I keep experiencing the same epiphany lately: we all live the lives we want. Sure, there are constraints we have to work within, but it all boils down to the same thing. If I really valued a good night's sleep, I'd get to bed earlier. But it's clear that I really think staying up reading and writing is a lot more valuable, because I consistently do that instead of sleeping. Then again, I decided that I wanted to swim and arranged things so I could. Eventually my swimming will get to the point where it forces me to get to bed a decent hour, so I figure I'm sort of converging on a good routine. I do want to be healthy, I just can't get there all at once. That attitude is reflected in my contradictory actions.

There's a common thread of self-sabotage I see in my friend, and in myself. We have to reach that point where we are so rock-sure of what we want that we just do it. It is very hard to get to that place, especially when we keep putting obstacles into our own paths.

I guess I'm left wondering if it's ever worth it to give unsolicited advice. It's such a dicey proposition that I've developed a real-world method which involves wrapping it up in assurances like this: it's only my opinion, and of course you have to do what's right for you, but I'm concerned and here's why and please let me know if I can do anything to help. I probably should have done more of that today in my comments, but it's too late now.
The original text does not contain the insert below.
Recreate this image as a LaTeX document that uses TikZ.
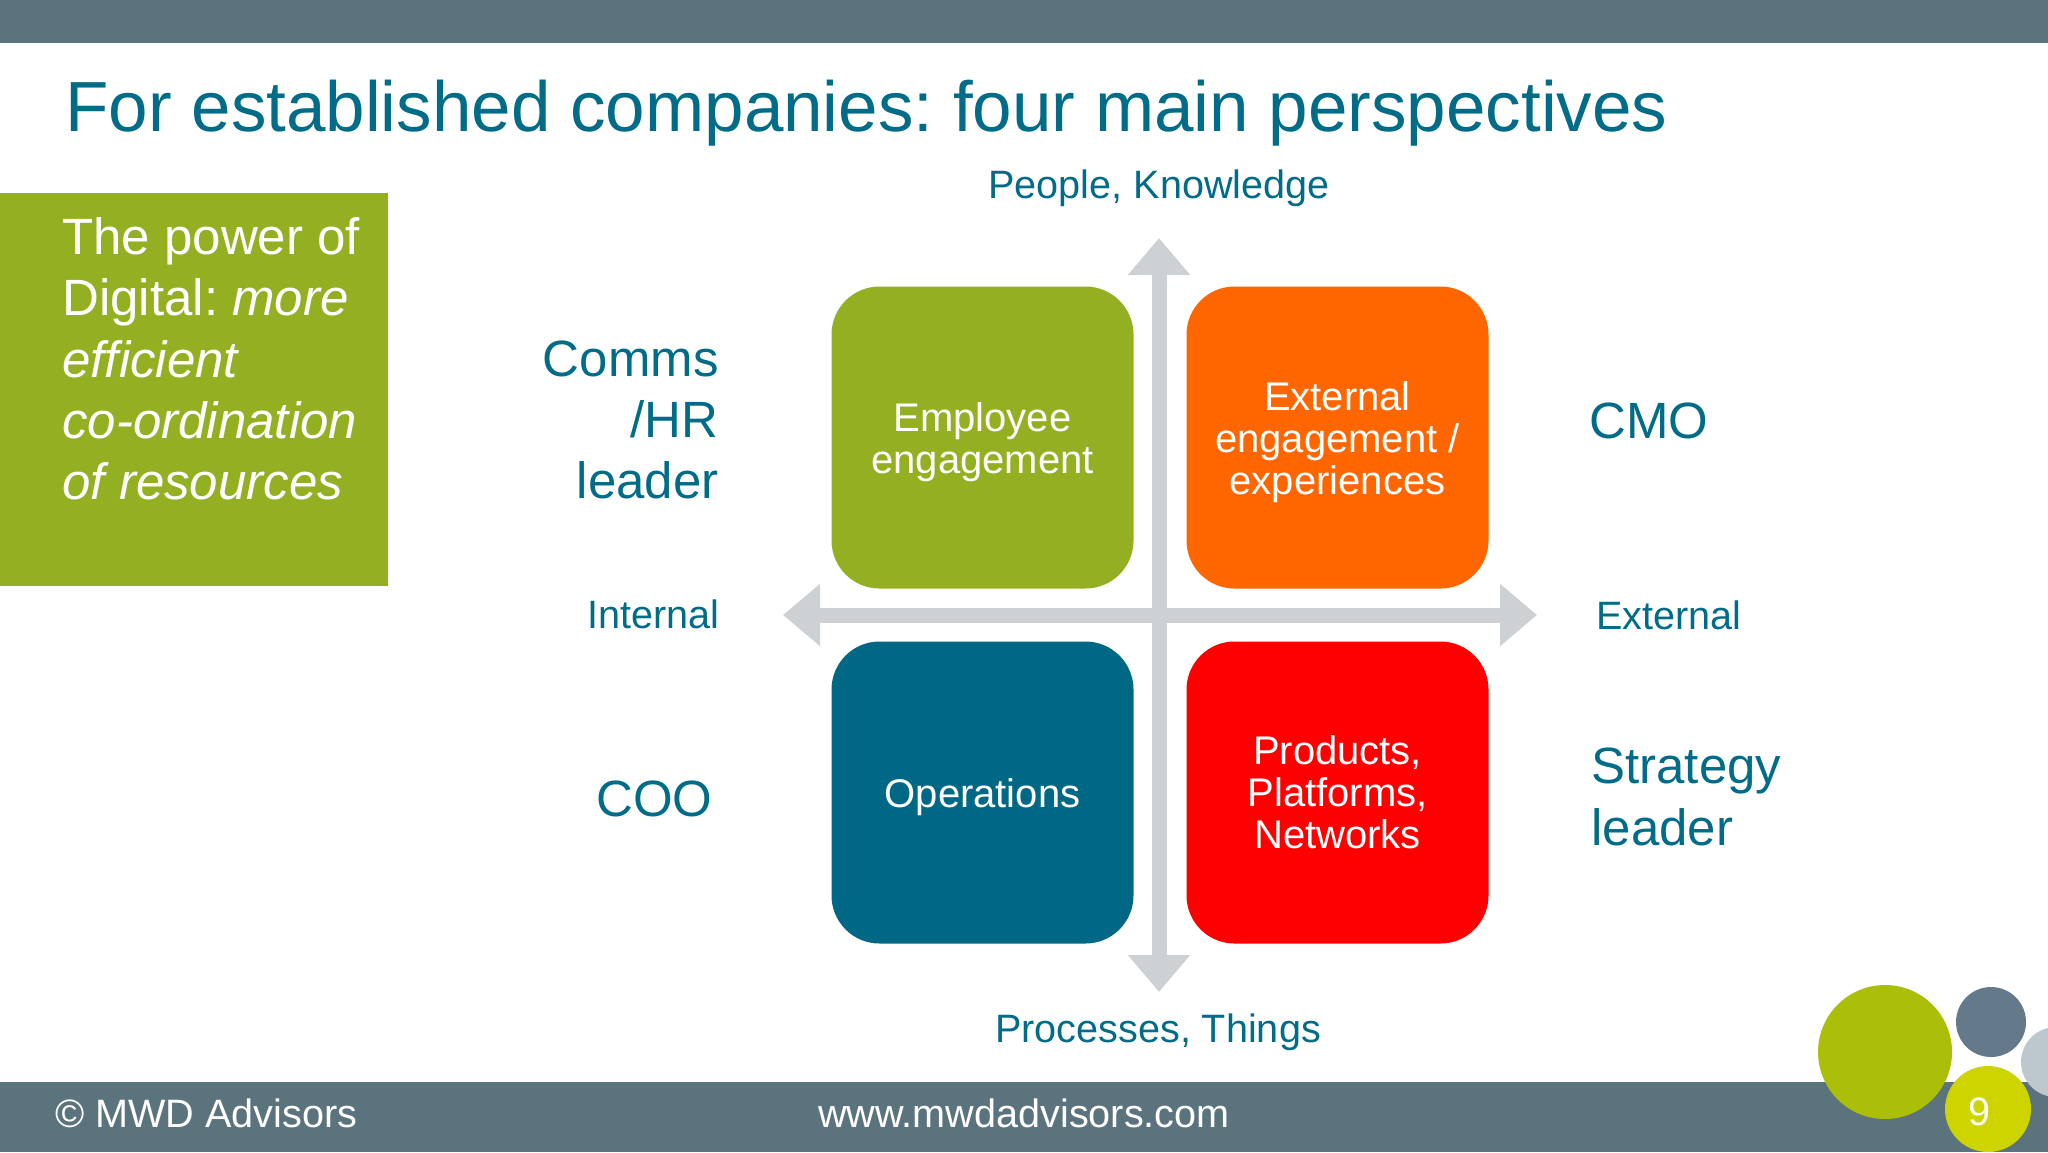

And I'm thinking quite clearly now of a few situations in my own life when I wish someone had said something, anything to me when I was doing something monumentally stupid. Maybe, most likely, I wouldn't have listened, but at least they would've tried -- and after the fact, I would've appreciated knowing that they cared enough to do that.

It doesn't take much effort, really, to reach out to someone in a caring way and say, "Hey, think about what you're doing here." The risk you take as a counselor is worth it, I think, as insurance against the pain you'll feel later, watching a friend suffer when maybe she didn't have to, when you decided to be a sounding board and just let it go.